:: Supplied material ::

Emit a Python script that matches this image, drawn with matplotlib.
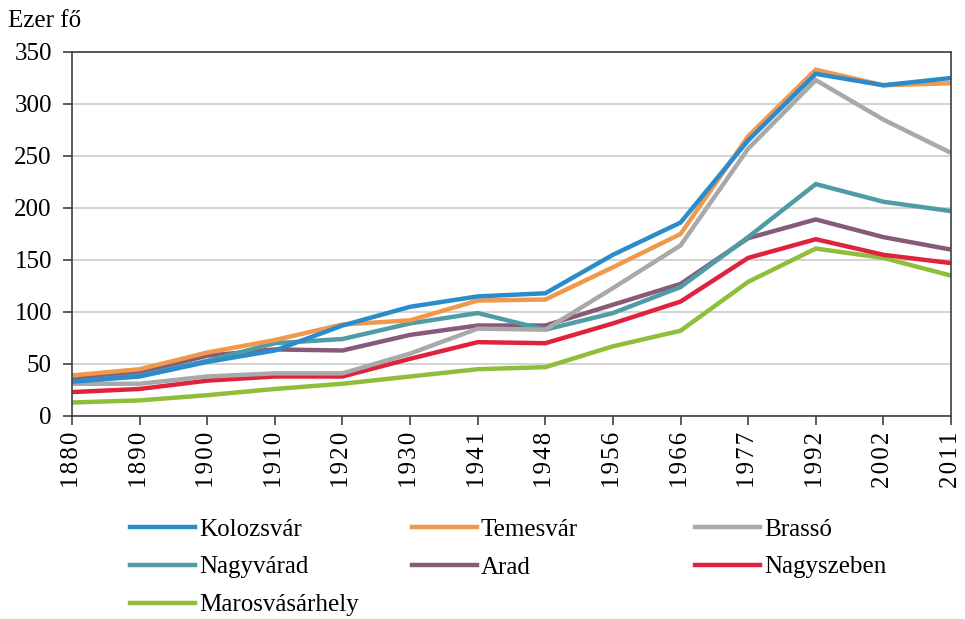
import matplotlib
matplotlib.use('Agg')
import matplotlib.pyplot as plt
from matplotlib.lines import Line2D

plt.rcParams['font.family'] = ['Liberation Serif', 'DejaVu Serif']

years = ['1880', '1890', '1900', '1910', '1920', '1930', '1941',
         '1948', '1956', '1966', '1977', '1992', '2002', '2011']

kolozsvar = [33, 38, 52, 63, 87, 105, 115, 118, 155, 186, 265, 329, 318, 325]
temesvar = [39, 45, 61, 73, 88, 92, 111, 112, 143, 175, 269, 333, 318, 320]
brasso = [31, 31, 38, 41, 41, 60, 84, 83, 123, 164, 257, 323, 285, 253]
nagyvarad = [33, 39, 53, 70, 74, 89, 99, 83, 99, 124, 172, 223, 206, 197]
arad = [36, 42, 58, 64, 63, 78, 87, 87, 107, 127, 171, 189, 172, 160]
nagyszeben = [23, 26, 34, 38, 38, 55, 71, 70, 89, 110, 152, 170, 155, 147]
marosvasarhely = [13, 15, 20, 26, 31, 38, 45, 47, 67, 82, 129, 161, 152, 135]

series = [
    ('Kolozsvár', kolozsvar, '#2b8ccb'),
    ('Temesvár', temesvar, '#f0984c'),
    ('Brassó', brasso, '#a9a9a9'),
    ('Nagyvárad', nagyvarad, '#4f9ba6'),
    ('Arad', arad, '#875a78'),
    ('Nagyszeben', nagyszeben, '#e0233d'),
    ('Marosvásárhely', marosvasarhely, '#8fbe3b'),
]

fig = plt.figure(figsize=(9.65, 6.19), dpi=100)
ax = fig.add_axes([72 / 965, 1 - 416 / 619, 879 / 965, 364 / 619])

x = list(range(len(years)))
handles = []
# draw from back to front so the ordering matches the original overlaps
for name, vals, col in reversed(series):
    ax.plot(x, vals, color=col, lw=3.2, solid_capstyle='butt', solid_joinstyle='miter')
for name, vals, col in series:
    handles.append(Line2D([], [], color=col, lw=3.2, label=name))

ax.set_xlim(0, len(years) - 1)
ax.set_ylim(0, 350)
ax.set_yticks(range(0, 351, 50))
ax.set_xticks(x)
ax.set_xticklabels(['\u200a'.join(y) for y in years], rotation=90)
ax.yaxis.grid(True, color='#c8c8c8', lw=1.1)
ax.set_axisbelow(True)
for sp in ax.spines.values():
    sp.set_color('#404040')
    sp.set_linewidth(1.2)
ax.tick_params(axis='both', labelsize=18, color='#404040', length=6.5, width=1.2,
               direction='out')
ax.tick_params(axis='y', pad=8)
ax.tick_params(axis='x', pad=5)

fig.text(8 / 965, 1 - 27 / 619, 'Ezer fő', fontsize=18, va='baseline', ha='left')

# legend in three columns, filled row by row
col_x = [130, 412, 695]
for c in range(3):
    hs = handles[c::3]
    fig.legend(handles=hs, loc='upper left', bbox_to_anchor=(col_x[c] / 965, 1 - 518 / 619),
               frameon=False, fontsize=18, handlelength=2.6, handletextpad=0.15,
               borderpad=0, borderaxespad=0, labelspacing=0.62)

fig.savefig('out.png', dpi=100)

:::

● **Instructions for the task**:
All the lines above are to be reproduced exactly, except the pictures.

● **Completed exercise**:
Emit a Python script that matches this image, drawn with matplotlib.
import matplotlib
matplotlib.use('Agg')
import matplotlib.pyplot as plt
from matplotlib.lines import Line2D

plt.rcParams['font.family'] = ['Liberation Serif', 'DejaVu Serif']

years = ['1880', '1890', '1900', '1910', '1920', '1930', '1941',
         '1948', '1956', '1966', '1977', '1992', '2002', '2011']

kolozsvar = [33, 38, 52, 63, 87, 105, 115, 118, 155, 186, 265, 329, 318, 325]
temesvar = [39, 45, 61, 73, 88, 92, 111, 112, 143, 175, 269, 333, 318, 320]
brasso = [31, 31, 38, 41, 41, 60, 84, 83, 123, 164, 257, 323, 285, 253]
nagyvarad = [33, 39, 53, 70, 74, 89, 99, 83, 99, 124, 172, 223, 206, 197]
arad = [36, 42, 58, 64, 63, 78, 87, 87, 107, 127, 171, 189, 172, 160]
nagyszeben = [23, 26, 34, 38, 38, 55, 71, 70, 89, 110, 152, 170, 155, 147]
marosvasarhely = [13, 15, 20, 26, 31, 38, 45, 47, 67, 82, 129, 161, 152, 135]

series = [
    ('Kolozsvár', kolozsvar, '#2b8ccb'),
    ('Temesvár', temesvar, '#f0984c'),
    ('Brassó', brasso, '#a9a9a9'),
    ('Nagyvárad', nagyvarad, '#4f9ba6'),
    ('Arad', arad, '#875a78'),
    ('Nagyszeben', nagyszeben, '#e0233d'),
    ('Marosvásárhely', marosvasarhely, '#8fbe3b'),
]

fig = plt.figure(figsize=(9.65, 6.19), dpi=100)
ax = fig.add_axes([72 / 965, 1 - 416 / 619, 879 / 965, 364 / 619])

x = list(range(len(years)))
handles = []
# draw from back to front so the ordering matches the original overlaps
for name, vals, col in reversed(series):
    ax.plot(x, vals, color=col, lw=3.2, solid_capstyle='butt', solid_joinstyle='miter')
for name, vals, col in series:
    handles.append(Line2D([], [], color=col, lw=3.2, label=name))

ax.set_xlim(0, len(years) - 1)
ax.set_ylim(0, 350)
ax.set_yticks(range(0, 351, 50))
ax.set_xticks(x)
ax.set_xticklabels(['\u200a'.join(y) for y in years], rotation=90)
ax.yaxis.grid(True, color='#c8c8c8', lw=1.1)
ax.set_axisbelow(True)
for sp in ax.spines.values():
    sp.set_color('#404040')
    sp.set_linewidth(1.2)
ax.tick_params(axis='both', labelsize=18, color='#404040', length=6.5, width=1.2,
               direction='out')
ax.tick_params(axis='y', pad=8)
ax.tick_params(axis='x', pad=5)

fig.text(8 / 965, 1 - 27 / 619, 'Ezer fő', fontsize=18, va='baseline', ha='left')

# legend in three columns, filled row by row
col_x = [130, 412, 695]
for c in range(3):
    hs = handles[c::3]
    fig.legend(handles=hs, loc='upper left', bbox_to_anchor=(col_x[c] / 965, 1 - 518 / 619),
               frameon=False, fontsize=18, handlelength=2.6, handletextpad=0.15,
               borderpad=0, borderaxespad=0, labelspacing=0.62)

fig.savefig('out.png', dpi=100)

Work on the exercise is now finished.